Nous avons commencé d'agir pour développer les biotechnologies, mais il faut aller plus loin. On devra par exemple proposer un véritable plan d'action gouvernemental pour les sciences de la vie (PAVIE), sur le modèle de ce que nous avons fait en faveur d'Internet. Ce plan aura pour but d'encourager la recherche publique et privée et d'aider les créateurs de "jeunes pousses". Les aspects éthiques sont aussi importants et ils devront être examinés dans le cadre d'un débat citoyen. Pour enclencher la dynamique, on pourrait réunir des assises des sciences de la vie dès l'automne prochain. Voilà des propositions concrètes. Elles sont en phase avec notre projet qui évoque la nécessité d'un effort spécifique pour les biotechs.
5) Une France moderne, n'est-ce pas aussi une France où l'on se parle vraiment, où l'on se parle mieux, notamment entre l'Etat et les partenaires sociaux ?
La mise en place de ce que j'appelle la "société partenariale" est une dimension essentielle de la France moderne. L'Etat n'entend pas conduire unilatéralement la négociation collective, même s'il doit veiller à ce que tous les citoyens, assurés, usagers, soient protégés. Les partenaires sociaux ne votent pas la loi car c'est le rôle du Parlement. S'il est élu, Lionel Jospin s'est engagé à demander au Gouvernement d'organiser une Conférence économique et sociale nationale pour aborder les grands dossiers du quinquennat : les retraites, le compte formation pour chaque salarié, le plan pour l'emploi des plus de 50 ans. Discuter collégial, réformer partenarial, c'est un bon mot d'ordre pour entrer dans le 21ème siècle.
6) Pour nos concitoyens, comment faire le lien entre France moderne et France juste ?
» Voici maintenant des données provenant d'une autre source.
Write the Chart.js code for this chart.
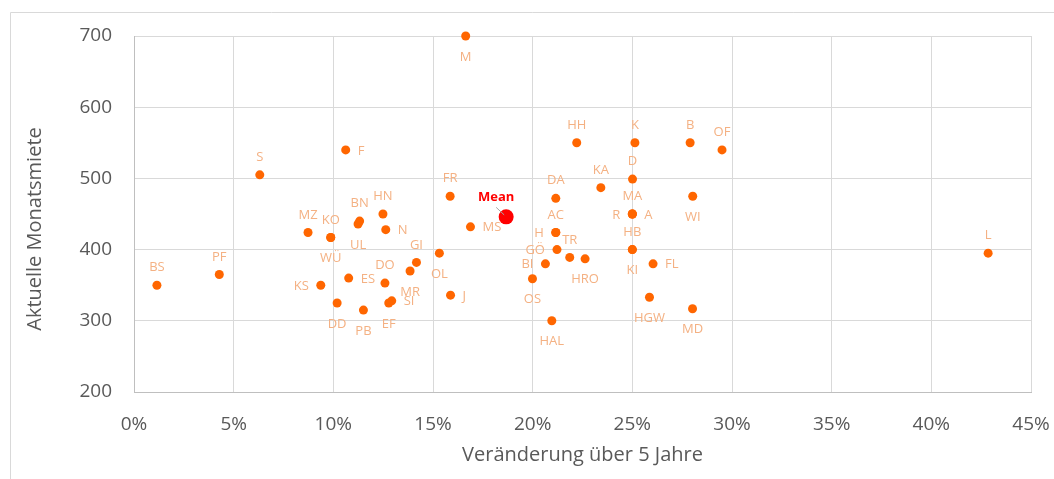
<!DOCTYPE html>
<html>
<head>
<meta charset="utf-8">
<script src="https://cdn.jsdelivr.net/npm/chart.js@4/dist/chart.umd.min.js"></script>
<style>
  body { margin: 0; background: #fff; }
  canvas { display: block; }
</style>
</head>
<body>
<canvas id="chart1" width="1054" height="479"></canvas>
<script>
// city codes, change over 5 years (%), current monthly rent
const cities = ['M', 'HH', 'K', 'B', 'OF', 'S', 'F', 'FR', 'DA', 'KA',
    'D', 'MA', 'R', 'A', 'WI', 'HB', 'KI', 'FL', 'HGW', 'MD',
    'AC', 'H', 'GÖ', 'TR', 'HRO', 'BI', 'OS', 'HAL', 'MS', 'OL',
    'J', 'GI', 'MR', 'SI', 'EF', 'ES', 'DO', 'DD', 'PB', 'KS',
    'HN', 'N', 'BN', 'UL', 'MZ', 'KO', 'WÜ', 'L', 'PF', 'BS'];
const change = [16.64, 22.21, 25.13, 27.9, 29.5, 6.31, 10.62, 15.86, 21.16, 23.42,
    25.01, 25.0, 25.0, 25.0, 28.03, 25.0, 25.0, 26.04, 25.86, 28.02,
    21.16, 21.16, 21.22, 21.86, 22.63, 20.64, 19.99, 20.96, 16.88, 15.32,
    15.88, 14.17, 13.85, 12.93, 12.78, 10.77, 12.59, 10.19, 11.51, 9.37,
    12.49, 12.63, 11.32, 11.24, 8.73, 9.87, 9.87, 42.85, 4.28, 1.15];
const rent = [700, 550, 550, 550, 540, 505, 540, 475, 472, 487,
    499, 450, 450, 450, 475, 400, 400, 380, 333, 317,
    424, 424, 400, 389, 387, 380, 359, 300, 432, 395,
    336, 382, 370, 328, 325, 360, 353, 325, 315, 350,
    450, 428, 440, 436, 424, 417, 417, 395, 365, 350];
const meanChange = 18.67;
const meanRent = 446;

// where each data label sits: a = above, b = below, l = left, r = right
const labelSide = ['b', 'a', 'a', 'a', 'a', 'a', 'r', 'a', 'a', 'a',
    'a', 'a', 'l', 'r', 'b', 'a', 'b', 'r', 'b', 'b',
    'a', 'l', 'l', 'a', 'b', 'l', 'b', 'b', 'r', 'b',
    'r', 'a', 'b', 'r', 'b', 'r', 'a', 'b', 'b', 'l',
    'a', 'r', 'a', 'b', 'a', 'a', 'b', 'a', 'a', 'a'];

const FONT = "'Open Sans', sans-serif";

const frame = {
    id: 'frame',
    beforeDraw(chart) {
        const c = chart.ctx;
        c.save();
        c.strokeStyle = '#d9d9d9';
        c.lineWidth = 1;
        c.beginPath();
        c.moveTo(10.5, 479);
        c.lineTo(10.5, 12.5);
        c.lineTo(1054, 12.5);
        c.stroke();
        // y axis title
        c.fillStyle = '#595959';
        c.font = '20px ' + FONT;
        c.textAlign = 'center';
        c.textBaseline = 'middle';
        c.translate(35, 229);
        c.rotate(-Math.PI / 2);
        c.fillText('Aktuelle Monatsmiete', 0, 0);
        c.restore();
    }
};

const labels = {
    id: 'labels',
    afterDatasetsDraw(chart) {
        const c = chart.ctx;
        c.save();
        c.font = '13px ' + FONT;
        c.fillStyle = '#f4b183';
        c.textBaseline = 'alphabetic';
        const pts = chart.getDatasetMeta(0).data;
        pts.forEach((p, i) => {
            const side = labelSide[i];
            let x = p.x, y = p.y + 4.6;
            if (side === 'a') { c.textAlign = 'center'; y -= 18.5; }
            else if (side === 'b') { c.textAlign = 'center'; y += 20; }
            else if (side === 'l') { c.textAlign = 'right'; x -= 12; }
            else { c.textAlign = 'left'; x += 12; }
            c.fillText(cities[i], x, y);
        });
        // mean label with leader line
        const m = chart.getDatasetMeta(1).data[0];
        c.strokeStyle = '#a6a6a6';
        c.lineWidth = 1;
        c.beginPath();
        c.moveTo(m.x - 10, m.y - 9.5);
        c.lineTo(m.x - 2, m.y - 2);
        c.stroke();
        c.font = 'bold 13px ' + FONT;
        c.fillStyle = '#ff0000';
        c.textAlign = 'center';
        c.fillText('Mean', m.x - 10, m.y - 20 + 4.6);
        c.restore();
    }
};

const ctx1 = document.getElementById('chart1').getContext('2d');
const chart1 = new Chart(ctx1, {
    type: 'scatter',
    data: {
        datasets: [{
            data: cities.map((c, i) => ({ x: change[i], y: rent[i] })),
            backgroundColor: '#ff6600',
            borderWidth: 0,
            pointRadius: 4.5,
            clip: false
        }, {
            data: [{ x: meanChange, y: meanRent }],
            backgroundColor: '#ff0000',
            borderWidth: 0,
            pointRadius: 7.5,
            clip: false
        }]
    },
    options: {
        responsive: false,
        animation: false,
        events: [],
        layout: { padding: { left: 10, right: 23, top: 36, bottom: 0 } },
        plugins: { legend: { display: false }, tooltip: { enabled: false } },
        scales: {
            x: {
                type: 'linear',
                min: 0,
                max: 45,
                ticks: {
                    stepSize: 5,
                    padding: 21,
                    color: '#595959',
                    font: { family: FONT, size: 19 },
                    callback: v => v + '%'
                },
                grid: { color: '#d9d9d9', drawTicks: false },
                border: { color: '#bfbfbf' },
                title: {
                    display: true,
                    text: 'Veränderung über 5 Jahre',
                    color: '#595959',
                    font: { family: FONT, size: 20 },
                    padding: { top: 0, bottom: 12 }
                },
                afterFit: s => {
                    s.height = 87;
                    s.paddingLeft = 0;
                    s.paddingRight = 0;
                }
            },
            y: {
                min: 200,
                max: 700,
                ticks: {
                    stepSize: 100,
                    padding: 22,
                    color: '#595959',
                    font: { family: FONT, size: 19 }
                },
                grid: { color: '#d9d9d9', drawTicks: false },
                border: { color: '#bfbfbf' },
                afterFit: s => {
                    s.width = 124;
                    s.paddingTop = 0;
                    s.paddingBottom = 0;
                }
            }
        }
    },
    plugins: [frame, labels]
});
</script>
</body>
</html>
La France moderne doit être une France juste. Créer un droit à la formation tout au long de la vie, c'est avancer concrètement vers l'égalité des chances. Mieux dialoguer dans notre pays, c'est faire progresser la démocratie. Soutenir l'innovation et en diffuser les applications, c'est permettre à chacun de bénéficier du progrès. Notre volonté, c'est à la fois de moderniser la France et de la rendre plus solidaire : c'est la raison pour laquelle, nous agirons aussi en faveur des jeunes, des familles, des plus âgés et du droit au logement. Parce qu'il faut des réformes efficaces et justes, il faut un nouveau Président, Lionel Jospin.